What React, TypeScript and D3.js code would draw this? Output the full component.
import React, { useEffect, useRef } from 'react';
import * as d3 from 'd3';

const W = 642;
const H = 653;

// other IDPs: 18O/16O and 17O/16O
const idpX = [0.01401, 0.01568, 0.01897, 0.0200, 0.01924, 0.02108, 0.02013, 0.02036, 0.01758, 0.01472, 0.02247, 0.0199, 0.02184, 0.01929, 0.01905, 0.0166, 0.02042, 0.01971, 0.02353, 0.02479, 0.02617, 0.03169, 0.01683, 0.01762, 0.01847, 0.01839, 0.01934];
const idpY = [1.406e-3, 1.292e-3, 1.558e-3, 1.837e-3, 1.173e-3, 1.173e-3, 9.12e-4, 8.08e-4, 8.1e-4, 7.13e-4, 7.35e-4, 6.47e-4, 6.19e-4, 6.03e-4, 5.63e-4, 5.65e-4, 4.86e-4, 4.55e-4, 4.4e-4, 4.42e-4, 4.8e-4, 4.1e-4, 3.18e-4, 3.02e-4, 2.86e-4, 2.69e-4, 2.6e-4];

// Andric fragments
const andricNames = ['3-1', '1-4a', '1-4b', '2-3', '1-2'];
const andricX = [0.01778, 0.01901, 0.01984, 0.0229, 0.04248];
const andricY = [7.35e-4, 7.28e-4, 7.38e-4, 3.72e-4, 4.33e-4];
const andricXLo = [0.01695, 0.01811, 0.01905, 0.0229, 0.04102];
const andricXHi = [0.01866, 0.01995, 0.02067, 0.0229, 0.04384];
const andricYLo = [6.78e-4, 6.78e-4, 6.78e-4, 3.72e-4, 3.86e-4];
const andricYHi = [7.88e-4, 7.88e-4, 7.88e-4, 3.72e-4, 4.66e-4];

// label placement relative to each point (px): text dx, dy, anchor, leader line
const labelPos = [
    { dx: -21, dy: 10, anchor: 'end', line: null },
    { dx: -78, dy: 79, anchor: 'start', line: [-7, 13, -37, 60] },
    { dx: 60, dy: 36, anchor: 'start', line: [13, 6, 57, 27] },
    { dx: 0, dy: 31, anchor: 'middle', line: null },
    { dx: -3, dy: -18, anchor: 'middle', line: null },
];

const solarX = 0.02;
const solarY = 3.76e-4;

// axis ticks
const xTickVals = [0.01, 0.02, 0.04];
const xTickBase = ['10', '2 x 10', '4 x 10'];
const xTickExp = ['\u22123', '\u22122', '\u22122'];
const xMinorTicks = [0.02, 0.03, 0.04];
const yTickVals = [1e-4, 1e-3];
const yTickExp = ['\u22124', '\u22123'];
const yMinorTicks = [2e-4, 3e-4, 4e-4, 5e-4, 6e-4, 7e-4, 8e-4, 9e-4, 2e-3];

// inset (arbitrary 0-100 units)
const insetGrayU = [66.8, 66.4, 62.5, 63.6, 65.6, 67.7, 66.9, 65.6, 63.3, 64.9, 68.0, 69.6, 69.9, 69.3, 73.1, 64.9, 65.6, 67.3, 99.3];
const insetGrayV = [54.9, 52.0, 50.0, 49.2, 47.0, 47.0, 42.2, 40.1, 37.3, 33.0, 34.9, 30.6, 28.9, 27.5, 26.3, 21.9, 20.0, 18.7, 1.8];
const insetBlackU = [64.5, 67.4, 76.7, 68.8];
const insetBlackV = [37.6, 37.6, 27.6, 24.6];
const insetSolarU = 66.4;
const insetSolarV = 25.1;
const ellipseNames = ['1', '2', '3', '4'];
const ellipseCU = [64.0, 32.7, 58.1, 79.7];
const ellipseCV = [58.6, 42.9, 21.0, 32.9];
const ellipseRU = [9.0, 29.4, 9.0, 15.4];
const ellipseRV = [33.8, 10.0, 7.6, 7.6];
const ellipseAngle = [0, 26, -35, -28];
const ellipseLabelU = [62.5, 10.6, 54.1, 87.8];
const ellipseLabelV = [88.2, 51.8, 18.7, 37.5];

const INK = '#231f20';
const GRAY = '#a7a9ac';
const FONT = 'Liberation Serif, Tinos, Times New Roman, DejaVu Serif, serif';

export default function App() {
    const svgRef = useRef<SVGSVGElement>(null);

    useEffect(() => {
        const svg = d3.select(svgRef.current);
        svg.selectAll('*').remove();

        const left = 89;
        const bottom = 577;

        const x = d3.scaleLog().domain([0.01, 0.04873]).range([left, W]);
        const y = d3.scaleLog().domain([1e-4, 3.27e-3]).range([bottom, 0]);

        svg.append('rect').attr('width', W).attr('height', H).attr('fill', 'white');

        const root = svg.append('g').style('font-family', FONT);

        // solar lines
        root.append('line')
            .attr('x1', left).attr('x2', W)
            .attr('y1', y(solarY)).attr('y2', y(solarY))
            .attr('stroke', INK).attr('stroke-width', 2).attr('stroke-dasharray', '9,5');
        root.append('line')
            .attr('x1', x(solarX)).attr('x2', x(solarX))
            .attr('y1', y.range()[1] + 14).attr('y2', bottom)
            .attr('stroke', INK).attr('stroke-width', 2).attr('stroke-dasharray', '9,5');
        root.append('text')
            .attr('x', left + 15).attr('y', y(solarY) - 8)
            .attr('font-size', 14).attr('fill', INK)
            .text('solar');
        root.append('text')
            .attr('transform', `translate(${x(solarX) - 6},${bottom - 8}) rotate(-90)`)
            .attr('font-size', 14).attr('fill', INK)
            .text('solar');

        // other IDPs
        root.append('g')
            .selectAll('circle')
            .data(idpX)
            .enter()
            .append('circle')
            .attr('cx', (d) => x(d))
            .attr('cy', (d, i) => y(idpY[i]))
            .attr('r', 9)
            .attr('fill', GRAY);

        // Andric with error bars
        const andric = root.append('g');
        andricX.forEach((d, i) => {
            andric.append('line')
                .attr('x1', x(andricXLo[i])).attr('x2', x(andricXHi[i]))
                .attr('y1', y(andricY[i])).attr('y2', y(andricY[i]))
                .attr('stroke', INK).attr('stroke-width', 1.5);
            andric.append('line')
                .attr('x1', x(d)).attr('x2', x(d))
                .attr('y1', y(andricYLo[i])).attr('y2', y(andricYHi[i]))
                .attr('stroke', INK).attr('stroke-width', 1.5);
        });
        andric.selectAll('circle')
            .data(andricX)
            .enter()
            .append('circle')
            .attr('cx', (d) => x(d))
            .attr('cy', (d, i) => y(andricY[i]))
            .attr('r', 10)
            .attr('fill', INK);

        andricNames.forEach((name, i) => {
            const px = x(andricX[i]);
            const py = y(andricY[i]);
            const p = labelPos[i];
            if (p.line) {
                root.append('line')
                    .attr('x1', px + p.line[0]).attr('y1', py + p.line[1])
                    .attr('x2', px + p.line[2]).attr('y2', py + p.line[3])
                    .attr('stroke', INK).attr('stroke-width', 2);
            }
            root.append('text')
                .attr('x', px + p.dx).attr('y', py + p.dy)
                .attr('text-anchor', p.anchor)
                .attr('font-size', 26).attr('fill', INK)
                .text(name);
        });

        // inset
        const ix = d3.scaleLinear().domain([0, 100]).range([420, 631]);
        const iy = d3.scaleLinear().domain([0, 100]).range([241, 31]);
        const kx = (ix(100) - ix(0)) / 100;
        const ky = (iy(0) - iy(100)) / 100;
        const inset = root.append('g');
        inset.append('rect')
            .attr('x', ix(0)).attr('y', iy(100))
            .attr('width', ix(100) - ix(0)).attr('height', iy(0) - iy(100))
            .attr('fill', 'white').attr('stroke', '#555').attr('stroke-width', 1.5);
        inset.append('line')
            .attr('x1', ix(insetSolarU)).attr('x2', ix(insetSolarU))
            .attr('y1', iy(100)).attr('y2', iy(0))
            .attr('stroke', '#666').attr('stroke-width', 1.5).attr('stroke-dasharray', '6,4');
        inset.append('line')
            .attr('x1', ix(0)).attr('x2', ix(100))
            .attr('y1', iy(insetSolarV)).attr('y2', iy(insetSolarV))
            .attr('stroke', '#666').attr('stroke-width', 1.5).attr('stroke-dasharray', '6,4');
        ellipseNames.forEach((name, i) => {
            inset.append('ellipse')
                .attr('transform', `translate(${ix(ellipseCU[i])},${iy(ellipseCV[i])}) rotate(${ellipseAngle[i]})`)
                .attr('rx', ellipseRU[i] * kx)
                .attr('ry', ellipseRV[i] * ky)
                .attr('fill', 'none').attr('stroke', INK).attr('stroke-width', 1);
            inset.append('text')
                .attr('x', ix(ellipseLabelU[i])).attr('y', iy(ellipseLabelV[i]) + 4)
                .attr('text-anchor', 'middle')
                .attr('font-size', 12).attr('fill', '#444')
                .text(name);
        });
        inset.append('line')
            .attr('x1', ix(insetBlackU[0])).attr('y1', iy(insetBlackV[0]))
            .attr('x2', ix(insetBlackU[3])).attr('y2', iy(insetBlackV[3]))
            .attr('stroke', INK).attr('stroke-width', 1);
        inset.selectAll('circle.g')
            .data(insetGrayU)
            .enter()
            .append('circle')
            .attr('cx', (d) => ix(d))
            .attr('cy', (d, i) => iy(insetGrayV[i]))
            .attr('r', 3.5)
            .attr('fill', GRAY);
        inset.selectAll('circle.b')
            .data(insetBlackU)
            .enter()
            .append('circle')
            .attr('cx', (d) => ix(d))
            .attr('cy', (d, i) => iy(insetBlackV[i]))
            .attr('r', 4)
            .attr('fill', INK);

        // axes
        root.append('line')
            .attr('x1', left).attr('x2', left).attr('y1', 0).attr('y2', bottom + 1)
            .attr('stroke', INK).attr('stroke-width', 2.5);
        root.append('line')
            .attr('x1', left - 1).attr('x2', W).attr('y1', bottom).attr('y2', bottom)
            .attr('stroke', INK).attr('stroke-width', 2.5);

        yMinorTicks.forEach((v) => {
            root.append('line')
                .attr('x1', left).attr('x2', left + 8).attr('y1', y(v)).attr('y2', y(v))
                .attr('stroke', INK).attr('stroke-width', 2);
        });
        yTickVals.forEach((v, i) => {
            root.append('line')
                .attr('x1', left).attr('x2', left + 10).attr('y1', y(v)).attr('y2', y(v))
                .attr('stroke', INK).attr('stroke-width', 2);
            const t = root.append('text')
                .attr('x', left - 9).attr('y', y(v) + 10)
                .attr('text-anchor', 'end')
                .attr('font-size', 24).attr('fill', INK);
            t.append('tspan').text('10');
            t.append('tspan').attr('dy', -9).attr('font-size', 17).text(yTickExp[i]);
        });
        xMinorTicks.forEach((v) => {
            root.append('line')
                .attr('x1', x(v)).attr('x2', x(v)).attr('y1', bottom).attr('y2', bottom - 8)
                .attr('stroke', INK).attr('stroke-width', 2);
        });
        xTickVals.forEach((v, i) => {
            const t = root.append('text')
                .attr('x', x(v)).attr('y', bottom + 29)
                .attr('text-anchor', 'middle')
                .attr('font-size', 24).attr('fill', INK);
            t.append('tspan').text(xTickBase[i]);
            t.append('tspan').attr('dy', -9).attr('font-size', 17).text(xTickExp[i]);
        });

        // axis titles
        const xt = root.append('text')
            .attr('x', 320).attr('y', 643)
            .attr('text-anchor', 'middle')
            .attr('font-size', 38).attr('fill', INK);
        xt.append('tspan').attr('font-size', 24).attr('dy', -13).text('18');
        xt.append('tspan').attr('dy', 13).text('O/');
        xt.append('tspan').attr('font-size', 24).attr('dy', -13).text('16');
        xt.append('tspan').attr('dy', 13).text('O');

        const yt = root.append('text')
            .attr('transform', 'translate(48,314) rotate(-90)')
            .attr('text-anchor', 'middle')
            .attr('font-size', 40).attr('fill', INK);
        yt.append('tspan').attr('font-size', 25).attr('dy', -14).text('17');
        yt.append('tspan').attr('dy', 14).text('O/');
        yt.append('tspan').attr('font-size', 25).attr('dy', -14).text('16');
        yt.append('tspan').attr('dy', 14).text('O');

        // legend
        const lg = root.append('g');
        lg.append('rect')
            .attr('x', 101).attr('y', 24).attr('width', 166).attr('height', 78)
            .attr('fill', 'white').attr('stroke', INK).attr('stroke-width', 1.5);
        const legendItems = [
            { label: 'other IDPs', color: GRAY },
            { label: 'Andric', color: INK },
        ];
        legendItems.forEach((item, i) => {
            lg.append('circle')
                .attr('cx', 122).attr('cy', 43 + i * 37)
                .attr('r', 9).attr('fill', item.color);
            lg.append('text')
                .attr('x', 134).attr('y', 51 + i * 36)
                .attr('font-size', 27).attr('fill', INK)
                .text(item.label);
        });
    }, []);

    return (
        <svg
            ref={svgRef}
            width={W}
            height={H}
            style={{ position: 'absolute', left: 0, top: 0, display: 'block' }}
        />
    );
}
________________
▸ **What is needed**
Quote the listing word for word from its first line through the line in which "2.86e-4, 2.69e-4, 2.6e-4];" appears.

▸ **Full output**
What React, TypeScript and D3.js code would draw this? Output the full component.
import React, { useEffect, useRef } from 'react';
import * as d3 from 'd3';

const W = 642;
const H = 653;

// other IDPs: 18O/16O and 17O/16O
const idpX = [0.01401, 0.01568, 0.01897, 0.0200, 0.01924, 0.02108, 0.02013, 0.02036, 0.01758, 0.01472, 0.02247, 0.0199, 0.02184, 0.01929, 0.01905, 0.0166, 0.02042, 0.01971, 0.02353, 0.02479, 0.02617, 0.03169, 0.01683, 0.01762, 0.01847, 0.01839, 0.01934];
const idpY = [1.406e-3, 1.292e-3, 1.558e-3, 1.837e-3, 1.173e-3, 1.173e-3, 9.12e-4, 8.08e-4, 8.1e-4, 7.13e-4, 7.35e-4, 6.47e-4, 6.19e-4, 6.03e-4, 5.63e-4, 5.65e-4, 4.86e-4, 4.55e-4, 4.4e-4, 4.42e-4, 4.8e-4, 4.1e-4, 3.18e-4, 3.02e-4, 2.86e-4, 2.69e-4, 2.6e-4];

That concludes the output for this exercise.